▸ What this task involves
Beginning with the first line of the data below, extract each line up to and including the one containing "0.942, 1.058, 1.132]". Copy them exactly and add nothing.

▸ Supplied data
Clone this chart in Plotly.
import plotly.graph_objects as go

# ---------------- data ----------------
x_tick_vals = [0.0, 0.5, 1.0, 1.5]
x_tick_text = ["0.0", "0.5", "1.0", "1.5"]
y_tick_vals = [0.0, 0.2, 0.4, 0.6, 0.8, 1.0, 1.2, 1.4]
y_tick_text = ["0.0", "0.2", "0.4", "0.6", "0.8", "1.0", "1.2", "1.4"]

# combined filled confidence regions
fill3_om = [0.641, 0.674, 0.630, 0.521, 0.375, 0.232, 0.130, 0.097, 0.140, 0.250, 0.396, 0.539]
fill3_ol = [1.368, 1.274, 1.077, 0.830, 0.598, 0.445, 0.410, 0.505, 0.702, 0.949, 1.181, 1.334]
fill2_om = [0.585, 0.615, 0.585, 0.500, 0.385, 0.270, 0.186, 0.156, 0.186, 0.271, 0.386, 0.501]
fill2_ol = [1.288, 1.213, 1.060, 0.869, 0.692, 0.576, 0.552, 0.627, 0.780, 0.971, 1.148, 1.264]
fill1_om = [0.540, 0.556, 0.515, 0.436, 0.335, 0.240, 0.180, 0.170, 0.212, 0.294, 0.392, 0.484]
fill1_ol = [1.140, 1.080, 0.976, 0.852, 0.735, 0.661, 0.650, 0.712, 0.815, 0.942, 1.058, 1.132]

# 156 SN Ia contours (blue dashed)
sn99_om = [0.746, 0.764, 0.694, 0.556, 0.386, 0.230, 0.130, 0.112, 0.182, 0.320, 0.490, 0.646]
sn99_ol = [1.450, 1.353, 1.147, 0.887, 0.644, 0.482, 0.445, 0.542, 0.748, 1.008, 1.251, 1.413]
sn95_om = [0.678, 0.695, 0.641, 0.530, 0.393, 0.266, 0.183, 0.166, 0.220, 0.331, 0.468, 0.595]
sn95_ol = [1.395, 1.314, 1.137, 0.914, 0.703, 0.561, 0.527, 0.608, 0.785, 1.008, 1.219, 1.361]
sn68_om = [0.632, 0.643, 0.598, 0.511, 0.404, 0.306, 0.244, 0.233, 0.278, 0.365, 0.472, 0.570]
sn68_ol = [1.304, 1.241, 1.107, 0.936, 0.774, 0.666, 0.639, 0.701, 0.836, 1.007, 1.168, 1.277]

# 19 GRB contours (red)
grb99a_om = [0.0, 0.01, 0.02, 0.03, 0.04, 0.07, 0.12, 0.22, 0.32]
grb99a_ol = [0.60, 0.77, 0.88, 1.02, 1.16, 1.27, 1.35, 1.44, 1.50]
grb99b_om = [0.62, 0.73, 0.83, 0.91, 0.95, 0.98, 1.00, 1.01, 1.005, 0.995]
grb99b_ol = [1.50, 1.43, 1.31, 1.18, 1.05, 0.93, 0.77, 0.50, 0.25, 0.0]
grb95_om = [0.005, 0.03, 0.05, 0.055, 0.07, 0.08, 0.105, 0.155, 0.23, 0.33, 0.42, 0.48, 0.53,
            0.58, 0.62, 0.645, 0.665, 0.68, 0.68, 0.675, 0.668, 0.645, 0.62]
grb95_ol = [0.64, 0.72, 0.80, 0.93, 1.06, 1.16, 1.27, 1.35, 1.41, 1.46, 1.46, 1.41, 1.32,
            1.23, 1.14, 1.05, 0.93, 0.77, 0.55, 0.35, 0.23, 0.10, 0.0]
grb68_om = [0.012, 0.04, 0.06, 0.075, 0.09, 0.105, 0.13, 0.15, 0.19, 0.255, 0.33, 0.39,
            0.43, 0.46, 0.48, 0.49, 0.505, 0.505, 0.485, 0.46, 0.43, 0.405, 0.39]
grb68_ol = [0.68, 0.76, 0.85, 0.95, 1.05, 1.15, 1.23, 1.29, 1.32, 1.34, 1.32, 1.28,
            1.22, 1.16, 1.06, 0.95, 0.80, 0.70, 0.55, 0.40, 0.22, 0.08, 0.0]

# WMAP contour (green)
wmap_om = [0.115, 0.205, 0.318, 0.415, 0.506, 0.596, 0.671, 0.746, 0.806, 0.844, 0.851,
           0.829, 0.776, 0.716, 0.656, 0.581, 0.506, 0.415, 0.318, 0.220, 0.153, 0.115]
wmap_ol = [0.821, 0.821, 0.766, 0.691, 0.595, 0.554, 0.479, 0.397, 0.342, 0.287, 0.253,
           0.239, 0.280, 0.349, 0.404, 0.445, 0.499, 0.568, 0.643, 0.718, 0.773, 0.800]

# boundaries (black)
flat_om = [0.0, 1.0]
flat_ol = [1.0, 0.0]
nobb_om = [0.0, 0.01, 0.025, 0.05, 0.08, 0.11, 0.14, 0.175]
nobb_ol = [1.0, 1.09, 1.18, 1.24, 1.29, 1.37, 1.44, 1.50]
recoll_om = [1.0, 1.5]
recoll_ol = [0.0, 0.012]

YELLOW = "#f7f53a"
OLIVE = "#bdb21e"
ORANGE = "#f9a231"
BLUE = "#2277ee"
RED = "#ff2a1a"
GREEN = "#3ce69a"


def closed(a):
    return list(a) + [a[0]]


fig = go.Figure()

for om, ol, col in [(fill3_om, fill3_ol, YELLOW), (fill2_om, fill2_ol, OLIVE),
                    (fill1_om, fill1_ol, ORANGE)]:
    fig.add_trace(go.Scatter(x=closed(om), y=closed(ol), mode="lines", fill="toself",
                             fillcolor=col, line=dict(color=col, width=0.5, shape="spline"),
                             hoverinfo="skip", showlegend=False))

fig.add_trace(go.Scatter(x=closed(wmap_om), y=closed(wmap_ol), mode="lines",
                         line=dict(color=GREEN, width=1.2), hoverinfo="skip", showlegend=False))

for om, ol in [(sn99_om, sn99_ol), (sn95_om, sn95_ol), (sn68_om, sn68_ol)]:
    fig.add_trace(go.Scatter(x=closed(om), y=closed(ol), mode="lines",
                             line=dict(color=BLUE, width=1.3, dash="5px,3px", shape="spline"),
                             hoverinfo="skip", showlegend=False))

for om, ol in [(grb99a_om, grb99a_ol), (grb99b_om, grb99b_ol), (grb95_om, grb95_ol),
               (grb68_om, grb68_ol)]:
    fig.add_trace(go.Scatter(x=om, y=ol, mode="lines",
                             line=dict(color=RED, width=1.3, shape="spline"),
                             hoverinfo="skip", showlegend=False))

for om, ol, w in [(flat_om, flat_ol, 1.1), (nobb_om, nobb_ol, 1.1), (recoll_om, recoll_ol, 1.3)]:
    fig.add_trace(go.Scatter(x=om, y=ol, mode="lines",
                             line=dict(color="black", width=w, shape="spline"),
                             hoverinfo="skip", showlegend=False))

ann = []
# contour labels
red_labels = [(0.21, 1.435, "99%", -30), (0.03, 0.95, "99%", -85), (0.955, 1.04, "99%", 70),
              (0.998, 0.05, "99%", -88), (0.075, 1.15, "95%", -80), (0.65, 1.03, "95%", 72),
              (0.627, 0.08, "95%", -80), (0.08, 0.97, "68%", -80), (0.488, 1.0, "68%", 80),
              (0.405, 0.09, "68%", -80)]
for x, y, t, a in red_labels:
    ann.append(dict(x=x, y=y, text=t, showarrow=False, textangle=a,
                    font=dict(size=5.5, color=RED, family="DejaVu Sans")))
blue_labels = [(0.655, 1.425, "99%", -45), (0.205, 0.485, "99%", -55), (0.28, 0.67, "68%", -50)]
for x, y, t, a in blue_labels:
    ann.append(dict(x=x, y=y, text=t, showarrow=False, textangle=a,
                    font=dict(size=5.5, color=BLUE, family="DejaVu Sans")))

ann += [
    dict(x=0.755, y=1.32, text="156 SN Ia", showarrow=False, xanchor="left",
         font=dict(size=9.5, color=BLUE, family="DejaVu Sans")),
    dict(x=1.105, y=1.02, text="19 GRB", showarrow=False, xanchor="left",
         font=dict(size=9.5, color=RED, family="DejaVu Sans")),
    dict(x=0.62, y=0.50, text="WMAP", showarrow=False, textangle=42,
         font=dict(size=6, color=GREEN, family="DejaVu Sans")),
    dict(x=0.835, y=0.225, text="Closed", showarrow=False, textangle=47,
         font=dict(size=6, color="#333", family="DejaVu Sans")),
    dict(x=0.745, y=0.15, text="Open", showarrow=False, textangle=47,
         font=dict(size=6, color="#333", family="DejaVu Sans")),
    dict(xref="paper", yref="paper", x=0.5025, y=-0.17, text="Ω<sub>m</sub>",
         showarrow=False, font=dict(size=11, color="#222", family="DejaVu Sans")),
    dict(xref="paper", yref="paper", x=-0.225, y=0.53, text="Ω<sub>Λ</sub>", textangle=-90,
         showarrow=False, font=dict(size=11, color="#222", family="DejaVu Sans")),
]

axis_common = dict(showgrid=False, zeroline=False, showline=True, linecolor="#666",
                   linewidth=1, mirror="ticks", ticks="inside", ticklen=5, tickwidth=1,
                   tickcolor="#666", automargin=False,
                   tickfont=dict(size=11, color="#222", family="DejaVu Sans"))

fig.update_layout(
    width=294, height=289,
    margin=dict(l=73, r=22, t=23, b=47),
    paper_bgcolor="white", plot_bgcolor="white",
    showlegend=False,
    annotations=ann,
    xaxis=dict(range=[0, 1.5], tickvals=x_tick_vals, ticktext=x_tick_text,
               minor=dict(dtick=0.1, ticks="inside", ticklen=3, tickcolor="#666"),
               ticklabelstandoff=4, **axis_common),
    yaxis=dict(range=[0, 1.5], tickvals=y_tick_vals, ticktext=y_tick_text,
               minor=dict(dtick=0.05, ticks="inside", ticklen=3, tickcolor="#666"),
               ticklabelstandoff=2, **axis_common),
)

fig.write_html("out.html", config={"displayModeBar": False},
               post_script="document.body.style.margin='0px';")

▸ The answer
Clone this chart in Plotly.
import plotly.graph_objects as go

# ---------------- data ----------------
x_tick_vals = [0.0, 0.5, 1.0, 1.5]
x_tick_text = ["0.0", "0.5", "1.0", "1.5"]
y_tick_vals = [0.0, 0.2, 0.4, 0.6, 0.8, 1.0, 1.2, 1.4]
y_tick_text = ["0.0", "0.2", "0.4", "0.6", "0.8", "1.0", "1.2", "1.4"]

# combined filled confidence regions
fill3_om = [0.641, 0.674, 0.630, 0.521, 0.375, 0.232, 0.130, 0.097, 0.140, 0.250, 0.396, 0.539]
fill3_ol = [1.368, 1.274, 1.077, 0.830, 0.598, 0.445, 0.410, 0.505, 0.702, 0.949, 1.181, 1.334]
fill2_om = [0.585, 0.615, 0.585, 0.500, 0.385, 0.270, 0.186, 0.156, 0.186, 0.271, 0.386, 0.501]
fill2_ol = [1.288, 1.213, 1.060, 0.869, 0.692, 0.576, 0.552, 0.627, 0.780, 0.971, 1.148, 1.264]
fill1_om = [0.540, 0.556, 0.515, 0.436, 0.335, 0.240, 0.180, 0.170, 0.212, 0.294, 0.392, 0.484]
fill1_ol = [1.140, 1.080, 0.976, 0.852, 0.735, 0.661, 0.650, 0.712, 0.815, 0.942, 1.058, 1.132]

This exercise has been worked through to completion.